▶ _THE TASK_:
Begin at the line that contains "Rebuild this chart", stop after the line that contains "import * as", and reproduce only that span, unaltered.

++++ DATASET RECORDS

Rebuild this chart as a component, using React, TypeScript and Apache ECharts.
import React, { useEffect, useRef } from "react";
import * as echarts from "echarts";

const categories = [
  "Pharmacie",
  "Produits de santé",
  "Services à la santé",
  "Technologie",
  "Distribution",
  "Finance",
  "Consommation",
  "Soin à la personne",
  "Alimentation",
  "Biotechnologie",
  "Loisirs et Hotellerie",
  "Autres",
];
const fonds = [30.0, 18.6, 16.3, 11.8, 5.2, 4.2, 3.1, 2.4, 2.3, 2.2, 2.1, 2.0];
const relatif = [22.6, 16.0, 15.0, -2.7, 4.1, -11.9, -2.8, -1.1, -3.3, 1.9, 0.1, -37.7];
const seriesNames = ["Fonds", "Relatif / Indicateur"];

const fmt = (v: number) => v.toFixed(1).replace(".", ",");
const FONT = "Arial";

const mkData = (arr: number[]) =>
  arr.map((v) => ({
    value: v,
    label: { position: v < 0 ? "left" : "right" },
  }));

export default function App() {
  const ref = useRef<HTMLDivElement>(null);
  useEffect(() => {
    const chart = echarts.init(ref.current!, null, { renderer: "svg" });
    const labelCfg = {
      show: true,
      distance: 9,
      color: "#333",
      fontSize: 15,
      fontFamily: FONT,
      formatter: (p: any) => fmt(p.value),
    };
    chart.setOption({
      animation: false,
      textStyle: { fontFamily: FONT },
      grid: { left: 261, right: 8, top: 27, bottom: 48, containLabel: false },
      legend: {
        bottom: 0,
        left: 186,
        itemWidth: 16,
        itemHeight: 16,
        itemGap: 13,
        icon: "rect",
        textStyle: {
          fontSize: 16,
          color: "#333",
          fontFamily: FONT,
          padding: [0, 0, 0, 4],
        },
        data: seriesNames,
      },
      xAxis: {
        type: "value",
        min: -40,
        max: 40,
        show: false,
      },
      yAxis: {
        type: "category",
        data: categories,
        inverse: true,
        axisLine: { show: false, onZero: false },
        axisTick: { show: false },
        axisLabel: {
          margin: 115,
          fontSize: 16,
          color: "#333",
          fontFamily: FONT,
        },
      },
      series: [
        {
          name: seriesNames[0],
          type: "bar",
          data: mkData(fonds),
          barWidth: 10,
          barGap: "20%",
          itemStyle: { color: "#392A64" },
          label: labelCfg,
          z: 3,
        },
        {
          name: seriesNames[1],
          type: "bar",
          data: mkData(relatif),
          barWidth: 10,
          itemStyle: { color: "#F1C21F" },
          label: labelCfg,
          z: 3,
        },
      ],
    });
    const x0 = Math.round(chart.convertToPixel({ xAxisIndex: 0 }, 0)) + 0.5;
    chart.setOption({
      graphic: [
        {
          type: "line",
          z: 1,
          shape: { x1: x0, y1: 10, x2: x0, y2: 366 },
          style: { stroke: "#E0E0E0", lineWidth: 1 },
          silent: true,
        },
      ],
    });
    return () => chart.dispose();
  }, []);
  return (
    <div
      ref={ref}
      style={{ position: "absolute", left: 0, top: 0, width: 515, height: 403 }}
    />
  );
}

++++++++
++++ DATASET RECORDS

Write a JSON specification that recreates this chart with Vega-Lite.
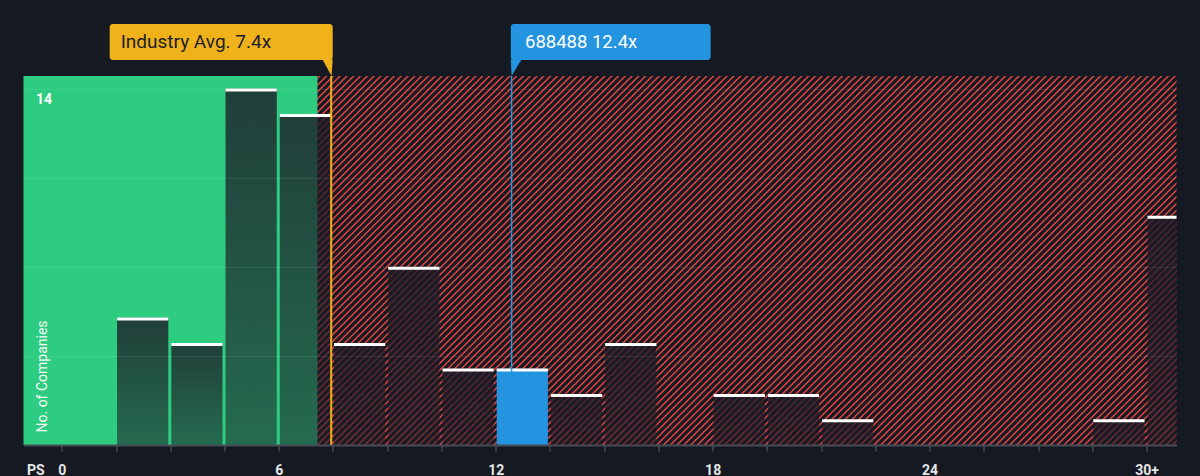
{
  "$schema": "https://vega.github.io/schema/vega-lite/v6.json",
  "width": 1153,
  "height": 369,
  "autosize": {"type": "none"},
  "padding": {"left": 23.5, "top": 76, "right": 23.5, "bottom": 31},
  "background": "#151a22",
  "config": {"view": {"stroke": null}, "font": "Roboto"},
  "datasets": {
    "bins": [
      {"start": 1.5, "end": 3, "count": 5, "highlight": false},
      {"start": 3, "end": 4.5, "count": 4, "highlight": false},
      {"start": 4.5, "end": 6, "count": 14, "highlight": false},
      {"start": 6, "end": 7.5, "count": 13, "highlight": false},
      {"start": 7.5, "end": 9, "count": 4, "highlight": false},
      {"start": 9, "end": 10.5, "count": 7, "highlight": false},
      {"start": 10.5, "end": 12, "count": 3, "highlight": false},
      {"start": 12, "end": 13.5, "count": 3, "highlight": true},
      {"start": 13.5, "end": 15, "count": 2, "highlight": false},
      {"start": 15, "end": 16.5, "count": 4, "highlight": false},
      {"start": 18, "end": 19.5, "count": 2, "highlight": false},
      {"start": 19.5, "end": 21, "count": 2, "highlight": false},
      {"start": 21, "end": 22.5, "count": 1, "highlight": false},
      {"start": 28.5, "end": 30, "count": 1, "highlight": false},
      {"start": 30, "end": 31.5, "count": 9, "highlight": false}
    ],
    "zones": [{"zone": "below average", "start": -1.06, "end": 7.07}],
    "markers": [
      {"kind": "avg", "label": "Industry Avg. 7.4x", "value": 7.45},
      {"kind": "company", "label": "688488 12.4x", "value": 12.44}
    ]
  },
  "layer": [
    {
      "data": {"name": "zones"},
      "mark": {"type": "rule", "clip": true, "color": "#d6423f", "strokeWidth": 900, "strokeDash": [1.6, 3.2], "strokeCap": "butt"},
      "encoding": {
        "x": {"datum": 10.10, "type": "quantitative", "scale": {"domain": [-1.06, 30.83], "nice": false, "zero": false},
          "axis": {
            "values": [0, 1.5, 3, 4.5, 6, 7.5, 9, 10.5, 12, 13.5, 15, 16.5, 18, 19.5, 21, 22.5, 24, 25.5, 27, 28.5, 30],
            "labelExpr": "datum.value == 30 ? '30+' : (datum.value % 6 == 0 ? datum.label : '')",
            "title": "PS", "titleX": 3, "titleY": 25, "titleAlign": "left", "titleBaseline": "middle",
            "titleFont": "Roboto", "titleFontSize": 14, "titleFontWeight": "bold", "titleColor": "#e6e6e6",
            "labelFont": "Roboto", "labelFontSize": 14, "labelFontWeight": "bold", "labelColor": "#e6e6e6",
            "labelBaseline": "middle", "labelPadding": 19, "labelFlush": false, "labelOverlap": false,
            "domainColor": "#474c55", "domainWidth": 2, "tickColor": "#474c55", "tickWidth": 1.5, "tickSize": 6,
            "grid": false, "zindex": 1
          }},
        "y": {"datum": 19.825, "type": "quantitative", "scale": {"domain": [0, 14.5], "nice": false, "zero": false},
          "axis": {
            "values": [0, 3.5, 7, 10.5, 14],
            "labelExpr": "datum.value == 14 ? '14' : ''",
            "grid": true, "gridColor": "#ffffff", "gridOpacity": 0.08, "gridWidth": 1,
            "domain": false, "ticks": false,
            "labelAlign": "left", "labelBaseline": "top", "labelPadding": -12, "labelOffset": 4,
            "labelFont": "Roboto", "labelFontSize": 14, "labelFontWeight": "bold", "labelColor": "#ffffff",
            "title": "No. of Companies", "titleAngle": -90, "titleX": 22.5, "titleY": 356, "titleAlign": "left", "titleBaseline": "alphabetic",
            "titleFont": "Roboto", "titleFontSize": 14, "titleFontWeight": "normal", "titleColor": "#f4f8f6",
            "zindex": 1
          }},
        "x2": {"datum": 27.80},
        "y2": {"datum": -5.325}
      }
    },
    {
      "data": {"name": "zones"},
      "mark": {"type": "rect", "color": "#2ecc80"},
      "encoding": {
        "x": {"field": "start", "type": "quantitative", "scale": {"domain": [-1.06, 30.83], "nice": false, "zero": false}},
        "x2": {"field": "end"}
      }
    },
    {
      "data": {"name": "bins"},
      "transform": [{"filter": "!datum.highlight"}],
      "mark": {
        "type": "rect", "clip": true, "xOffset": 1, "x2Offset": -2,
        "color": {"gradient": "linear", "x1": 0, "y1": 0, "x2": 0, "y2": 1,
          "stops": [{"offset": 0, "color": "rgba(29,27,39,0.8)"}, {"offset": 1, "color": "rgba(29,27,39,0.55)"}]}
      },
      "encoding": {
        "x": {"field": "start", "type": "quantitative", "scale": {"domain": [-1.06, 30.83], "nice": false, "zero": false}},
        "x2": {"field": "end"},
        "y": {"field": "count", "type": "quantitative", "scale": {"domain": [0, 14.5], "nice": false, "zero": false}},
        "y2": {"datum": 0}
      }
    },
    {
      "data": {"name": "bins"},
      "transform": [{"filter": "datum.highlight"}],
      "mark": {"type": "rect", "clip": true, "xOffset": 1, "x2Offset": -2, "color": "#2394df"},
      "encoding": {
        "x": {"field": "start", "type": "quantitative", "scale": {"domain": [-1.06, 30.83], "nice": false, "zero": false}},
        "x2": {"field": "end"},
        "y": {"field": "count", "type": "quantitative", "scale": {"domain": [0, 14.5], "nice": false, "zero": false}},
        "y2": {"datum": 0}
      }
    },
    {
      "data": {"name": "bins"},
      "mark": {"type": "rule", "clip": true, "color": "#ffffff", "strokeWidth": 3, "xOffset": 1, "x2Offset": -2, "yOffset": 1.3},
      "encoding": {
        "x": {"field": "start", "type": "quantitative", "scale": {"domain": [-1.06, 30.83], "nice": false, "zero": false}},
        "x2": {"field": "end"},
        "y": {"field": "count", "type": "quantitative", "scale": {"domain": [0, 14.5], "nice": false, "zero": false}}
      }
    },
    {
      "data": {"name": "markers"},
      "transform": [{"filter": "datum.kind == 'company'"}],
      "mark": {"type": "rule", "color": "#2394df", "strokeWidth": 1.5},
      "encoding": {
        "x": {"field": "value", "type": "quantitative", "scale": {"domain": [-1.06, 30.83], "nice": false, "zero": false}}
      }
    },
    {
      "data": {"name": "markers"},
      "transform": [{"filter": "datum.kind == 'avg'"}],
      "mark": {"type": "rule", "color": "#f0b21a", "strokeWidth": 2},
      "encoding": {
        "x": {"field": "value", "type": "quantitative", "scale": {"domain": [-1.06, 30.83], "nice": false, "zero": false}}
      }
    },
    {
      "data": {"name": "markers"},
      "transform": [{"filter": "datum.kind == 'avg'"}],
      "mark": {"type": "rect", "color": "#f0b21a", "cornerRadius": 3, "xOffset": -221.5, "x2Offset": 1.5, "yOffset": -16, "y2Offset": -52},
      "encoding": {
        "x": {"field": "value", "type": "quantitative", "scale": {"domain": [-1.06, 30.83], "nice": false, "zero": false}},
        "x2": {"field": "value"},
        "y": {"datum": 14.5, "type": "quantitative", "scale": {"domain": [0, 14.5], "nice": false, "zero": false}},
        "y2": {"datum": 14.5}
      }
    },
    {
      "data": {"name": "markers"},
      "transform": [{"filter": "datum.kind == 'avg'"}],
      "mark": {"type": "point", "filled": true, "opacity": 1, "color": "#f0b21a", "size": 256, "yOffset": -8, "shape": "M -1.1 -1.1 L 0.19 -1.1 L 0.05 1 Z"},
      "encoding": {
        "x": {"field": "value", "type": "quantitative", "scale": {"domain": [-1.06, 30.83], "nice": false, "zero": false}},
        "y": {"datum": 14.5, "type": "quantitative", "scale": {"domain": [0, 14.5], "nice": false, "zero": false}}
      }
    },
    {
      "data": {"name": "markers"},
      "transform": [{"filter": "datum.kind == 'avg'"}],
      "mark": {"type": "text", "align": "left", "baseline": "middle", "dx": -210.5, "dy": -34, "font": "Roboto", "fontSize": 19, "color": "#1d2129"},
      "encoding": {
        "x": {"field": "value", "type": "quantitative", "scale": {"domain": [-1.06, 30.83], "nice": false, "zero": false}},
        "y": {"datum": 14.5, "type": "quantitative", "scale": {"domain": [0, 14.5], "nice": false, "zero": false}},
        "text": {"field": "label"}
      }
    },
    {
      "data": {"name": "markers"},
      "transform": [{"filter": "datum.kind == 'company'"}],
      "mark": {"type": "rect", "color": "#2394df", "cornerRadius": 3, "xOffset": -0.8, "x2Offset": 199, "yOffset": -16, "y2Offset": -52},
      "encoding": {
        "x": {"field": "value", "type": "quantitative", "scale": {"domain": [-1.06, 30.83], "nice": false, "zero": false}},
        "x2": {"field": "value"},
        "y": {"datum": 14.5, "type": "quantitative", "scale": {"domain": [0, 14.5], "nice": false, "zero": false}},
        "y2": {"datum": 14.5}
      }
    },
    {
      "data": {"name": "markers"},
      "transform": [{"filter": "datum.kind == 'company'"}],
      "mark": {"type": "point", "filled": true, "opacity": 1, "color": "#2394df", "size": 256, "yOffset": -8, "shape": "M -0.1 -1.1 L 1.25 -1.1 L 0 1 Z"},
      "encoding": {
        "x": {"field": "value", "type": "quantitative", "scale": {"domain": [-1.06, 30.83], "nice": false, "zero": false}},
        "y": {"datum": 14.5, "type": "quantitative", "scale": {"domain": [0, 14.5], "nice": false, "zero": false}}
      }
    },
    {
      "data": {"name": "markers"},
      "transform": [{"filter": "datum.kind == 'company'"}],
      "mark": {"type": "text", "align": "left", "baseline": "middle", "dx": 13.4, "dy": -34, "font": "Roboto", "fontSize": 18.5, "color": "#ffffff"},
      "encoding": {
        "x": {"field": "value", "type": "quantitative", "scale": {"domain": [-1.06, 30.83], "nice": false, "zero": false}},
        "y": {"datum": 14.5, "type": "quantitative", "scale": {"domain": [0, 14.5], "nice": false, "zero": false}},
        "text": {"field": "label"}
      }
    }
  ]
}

++++++++

▶ _OUTPUT FOR THIS EXERCISE_:
Rebuild this chart as a component, using React, TypeScript and Apache ECharts.
import React, { useEffect, useRef } from "react";
import * as echarts from "echarts";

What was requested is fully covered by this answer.